Na carta, explicavam que para os palestinianos, o sionismo representa a expropriação, deslocação, ocupação e desigualdades estruturais. “É cínico estigmatizá-los como anti-semitas porque se opõem ao sionismo.”

Em Outubro, uma carta de 39 organizações dizia que o anti-semitismo não devia ser definido de forma diferente de outras formas de racismo, e dizia que a lei poderia levar ao silenciamento de apoiantes dos palestinianos e críticos de Israel.

O jornalista Dominique Vidal, que em 2018 escreveu um ensaio sobre o tema depois de Macron dizer que o anti-sionismo era uma nova forma de anti-semitismo, declarou agora à televisão France 24: “Se considerarmos a oposição à teoria de Theodor Herzl [autor de O Estado Judaico, 1896] como anti-semita, estamos a dizer que os milhões de judeus que não querem viver na Palestina e nos territórios ocupados são anti-semitas – é iliteracia histórica ou, pior, estupidez”, comentou.

Vidal aponta que há mais judeus a viver fora de Israel do que no Estado judaico, o que vê como rejeição do ideal sionista.

Espaço para críticas

Ainda assim, Vidal aponta factores para a confusão entre os dois termos: desde a utilização, por anti-semitas franceses, de termos “sionista” em vez de “judeu”, até à aprovação, em Israel, da lei do Estado-nação, que define Israel como o Estado para o povo judaico.

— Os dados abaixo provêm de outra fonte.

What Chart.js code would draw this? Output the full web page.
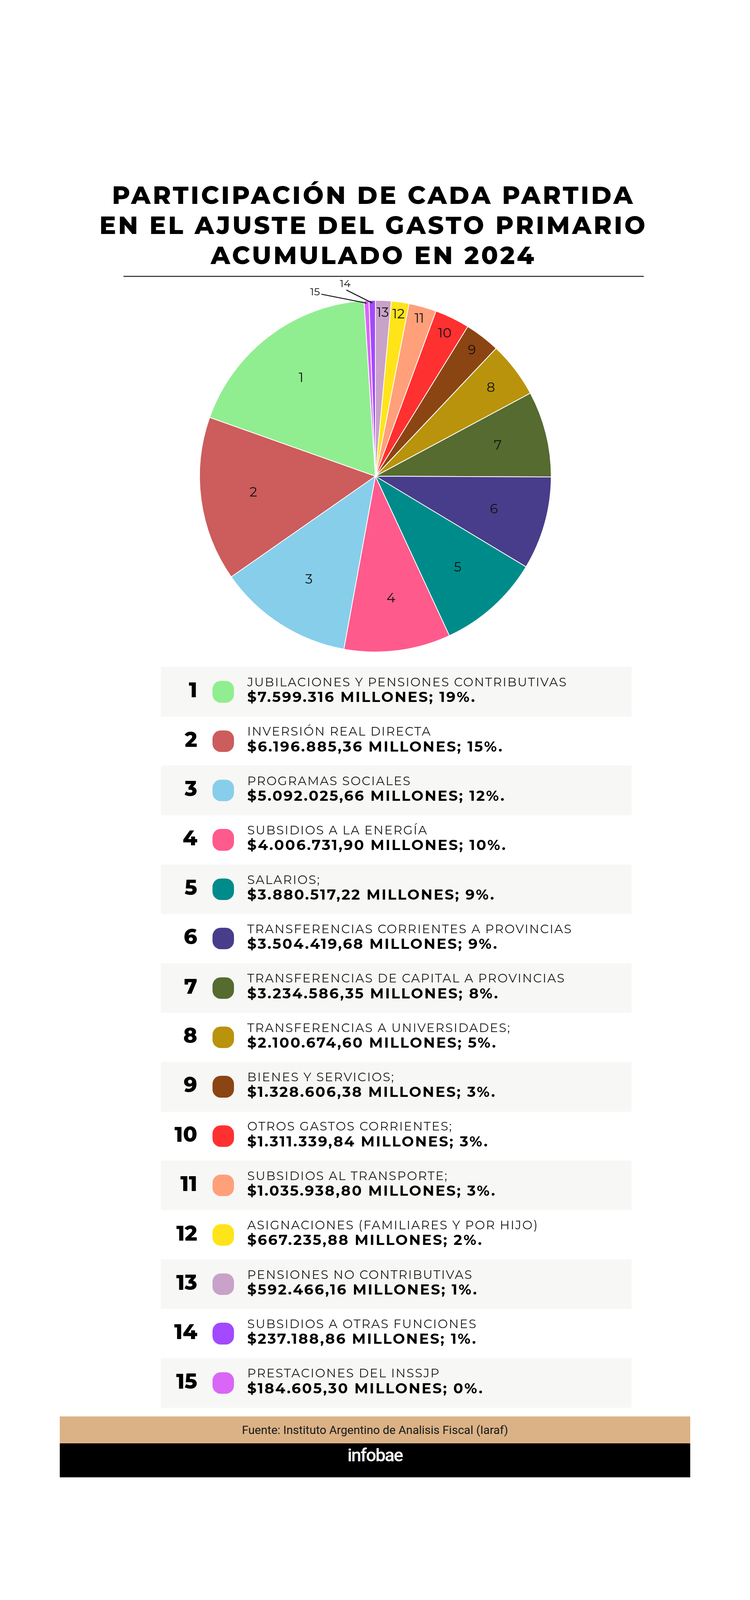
<!DOCTYPE html>
<html lang="es">
<head>
<meta charset="utf-8">
<title>Participación de cada partida en el ajuste del gasto primario</title>
<script src="https://cdn.jsdelivr.net/npm/chart.js@4.4.1/dist/chart.umd.min.js"></script>
<style>
  /* --k: escala vertical si la ventana es más baja que 4894px; --s: escala de tamaños */
  :root { --k: 1; --s: 1; }
  body { margin: 0; background: #fff; font-family: "Montserrat", "Inter", sans-serif; }
  #pagina { position: relative; width: 1920px; height: calc(4894px * var(--k)); overflow: hidden; background: #fff; }
  #titulo {
    position: absolute; left: 0; width: 1912px;
    top: calc(691px * var(--k) - 125.5px * var(--s) - 2px);
    text-align: center; font-weight: 800; font-size: calc(68.5px * var(--s)); line-height: calc(83.7px * var(--s));
    color: #000; letter-spacing: 5.5px;
  }
  #regla { position: absolute; left: 316px; width: 1332px; top: calc(843px * var(--k)); height: 3px; background: #444; }
  #contTorta { position: absolute; left: 361px; top: calc(1456px * var(--k) - 600px); width: 1200px; height: 1200px; }
  .fila { position: absolute; left: 412px; width: 1205px; height: calc(152px * var(--k)); }
  .fila.gris { background: #f7f7f5; }
  .fila .num {
    position: absolute; right: 1112px; top: -5px; font-weight: 800; font-size: calc(58px * var(--s));
    line-height: calc(152px * var(--k)); color: #000;
  }
  .fila .color {
    position: absolute; left: 132px; top: calc(76px * var(--k) - 30px * var(--s));
    width: calc(60px * var(--s)); height: calc(60px * var(--s)); border-radius: calc(23px * var(--s));
  }
  .fila .nombre {
    position: absolute; left: 221px; top: calc(60px * var(--k) - 28.5px); font-size: 31px; line-height: 34px;
    color: #1a1a1a; white-space: nowrap; letter-spacing: 2.5px;
  }
  .fila .monto {
    position: absolute; left: 221px; top: calc(108px * var(--k) - 34.5px); font-size: 37px; line-height: 42px;
    font-weight: 700; color: #000; white-space: nowrap; letter-spacing: 3.2px;
  }
  #fuente {
    position: absolute; left: 153px; width: 1614px; top: calc(4332px * var(--k)); height: calc(83px * var(--k));
    background: #dbb286; font-family: Roboto, sans-serif; font-size: 30px; line-height: calc(83px * var(--k));
    text-align: center; color: #1a1a1a;
  }
  #marca {
    position: absolute; left: 153px; width: 1614px; top: calc(4415px * var(--k)); height: calc(104px * var(--k));
    background: #000; color: #fff; font-family: Roboto, sans-serif; font-weight: 500;
    font-size: calc(50px * var(--s)); line-height: calc(74px * var(--k)); text-align: center; letter-spacing: -2px;
  }
</style>
</head>
<body>
<div id="pagina">
  <div id="titulo">PARTICIPACIÓN DE CADA PARTIDA<br>EN EL AJUSTE DEL GASTO PRIMARIO<br>ACUMULADO EN 2024</div>
  <div id="regla"></div>
  <div id="contTorta"><canvas id="ChartTorta" width="1200" height="1200"></canvas></div>
  <div id="leyenda"></div>
  <div id="fuente">Fuente: Instituto Argentino de Analisis Fiscal (Iaraf)</div>
  <div id="marca">infobae</div>
</div>
<script>
const partidas = [1, 2, 3, 4, 5, 6, 7, 8, 9, 10, 11, 12, 13, 14, 15];
const nombres = [
  "JUBILACIONES Y PENSIONES CONTRIBUTIVAS",
  "INVERSIÓN REAL DIRECTA",
  "PROGRAMAS SOCIALES",
  "SUBSIDIOS A LA ENERGÍA",
  "SALARIOS;",
  "TRANSFERENCIAS CORRIENTES A PROVINCIAS",
  "TRANSFERENCIAS DE CAPITAL A PROVINCIAS",
  "TRANSFERENCIAS A UNIVERSIDADES;",
  "BIENES Y SERVICIOS;",
  "OTROS GASTOS CORRIENTES;",
  "SUBSIDIOS AL TRANSPORTE;",
  "ASIGNACIONES (FAMILIARES Y POR HIJO)",
  "PENSIONES NO CONTRIBUTIVAS",
  "SUBSIDIOS A OTRAS FUNCIONES",
  "PRESTACIONES DEL INSSJP",
];
const montos = [
  7599316, 6196885.36, 5092025.66, 4006731.9, 3880517.22, 3504419.68, 3234586.35, 2100674.6,
  1328606.38, 1311339.84, 1035938.8, 667235.88, 592466.16, 237188.86, 184605.3,
];
const porcentajes = [19, 15, 12, 10, 9, 9, 8, 5, 3, 3, 3, 2, 1, 1, 0];
const colores = [
  "#90ee90", "#cd5c5c", "#87ceeb", "#ff5a8c", "#008b8b", "#483d8b", "#556b2f", "#b8930b",
  "#8b4513", "#ff3030", "#ffa07a", "#ffe41a", "#c8a2c8", "#a349ff", "#da66f7",
];
// orden de las porciones en la torta, en sentido horario desde arriba
const ordenTorta = [13, 12, 11, 10, 9, 8, 7, 6, 5, 4, 3, 2, 1, 15, 14];

// La infografía mide 4894px de alto; si la ventana es más baja se comprime en vertical
const K = Math.min(1, window.innerHeight / 4894);
const S = Math.min(1, K * 1.1);
document.documentElement.style.setProperty("--k", K);
document.documentElement.style.setProperty("--s", S);

// formato argentino: 6.196.885,36
function formatoMonto(valor) {
  const entero = Math.floor(valor).toString().replace(/\B(?=(\d{3})+(?!\d))/g, ".");
  if (Number.isInteger(valor)) return "$" + entero;
  const dec = Math.round((valor % 1) * 100).toString().padStart(2, "0");
  return "$" + entero + "," + dec;
}

// Armamos la leyenda de abajo
const divLeyenda = document.getElementById("leyenda");
partidas.forEach((num, i) => {
  const fila = document.createElement("div");
  fila.className = "fila" + (i % 2 === 0 ? " gris" : "");
  fila.style.top = (2040 + i * 151) * K + "px";
  fila.innerHTML =
    `<div class="num">${num}</div>` +
    `<div class="color" style="background:${colores[i]}"></div>` +
    `<div class="nombre">${nombres[i]}</div>` +
    `<div class="monto">${formatoMonto(montos[i])} MILLONES; ${porcentajes[i]}%.</div>`;
  divLeyenda.appendChild(fila);
});

// Plugin para los números dentro de cada porción
const etiquetasTorta = {
  id: "etiquetasTorta",
  afterDatasetsDraw(chart, args, opts) {
    const ctx = chart.ctx;
    const meta = chart.getDatasetMeta(0);
    ctx.save();
    ctx.fillStyle = "#111";
    ctx.strokeStyle = "#111";
    meta.data.forEach((arco, i) => {
      const p = arco.getProps(["x", "y", "startAngle", "endAngle", "outerRadius"], true);
      const num = ordenTorta[i];
      const medio = (p.startAngle + p.endAngle) / 2;
      const barrido = ((p.endAngle - p.startAngle) * 180) / Math.PI;
      const afuera = opts.afuera[num];
      if (afuera) {
        // porciones chicas: número afuera con línea guía
        const x1 = p.x + Math.cos(medio) * p.outerRadius * 0.985;
        const y1 = p.y + Math.sin(medio) * p.outerRadius * 0.985;
        const x0 = x1 + afuera.dx * S;
        const y0 = y1 + afuera.dy * S;
        ctx.lineWidth = 2.5;
        ctx.beginPath();
        ctx.moveTo(x0, y0);
        ctx.lineTo(x1, y1);
        ctx.stroke();
        ctx.font = `400 ${Math.round(29 * S)}px "Montserrat", "Inter", sans-serif`;
        ctx.textAlign = afuera.align;
        ctx.textBaseline = "middle";
        ctx.fillText(String(num), x0 + afuera.tx * S, y0 + afuera.ty * S);
        return;
      }
      const t = Math.min(Math.max(barrido, 9), 30);
      const f = 0.93 - ((t - 9) / 21) * 0.23;
      ctx.font = `400 ${Math.round(37 * S)}px "Montserrat", "Inter", sans-serif`;
      ctx.textAlign = "center";
      ctx.textBaseline = "middle";
      ctx.fillText(String(num), p.x + Math.cos(medio) * p.outerRadius * f, p.y + Math.sin(medio) * p.outerRadius * f);
    });
    ctx.restore();
  },
};

const ctx = document.getElementById("ChartTorta");
const Torta = new Chart(ctx, {
  type: "pie",
  data: {
    labels: ordenTorta.map((n) => nombres[n - 1]),
    datasets: [
      {
        data: ordenTorta.map((n) => montos[n - 1]),
        backgroundColor: ordenTorta.map((n) => colores[n - 1]),
        borderColor: "#ffffff",
        borderWidth: 2,
      },
    ],
  },
  options: {
    responsive: false,
    animation: false,
    radius: 489 * S,
    rotation: 0,
    layout: { padding: 0 },
    plugins: {
      legend: { display: false },
      tooltip: { enabled: false },
      etiquetasTorta: {
        afuera: {
          15: { dx: -126, dy: -25, tx: -4, ty: -5, align: "right" },
          14: { dx: -72, dy: -36, tx: -3, ty: -17, align: "center" },
        },
      },
    },
  },
  plugins: [etiquetasTorta],
});
</script>
</body>
</html>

A confusão entre os dois termos, diz, beneficia sobretudo o actual primeiro-ministro israelita, Benjamin Netanyahu, “que está preocupado com a sua própria imagem” e assim pode “silenciar os seus opositores”.

Maillard defendeu-se das críticas dizendo que a lei dá espaço para “criticar o Governo israelita, mas não questionar o direito à existência do Estado”. “Ninguém questiona o direito de existir da França ou da Alemanha.”

França tem a terceira comunidade judaica do mundo, a seguir aos EUA e Israel, e tem visto uma subida do número de ataques anti-semitas – em 2018 houve 541 incidentes no país.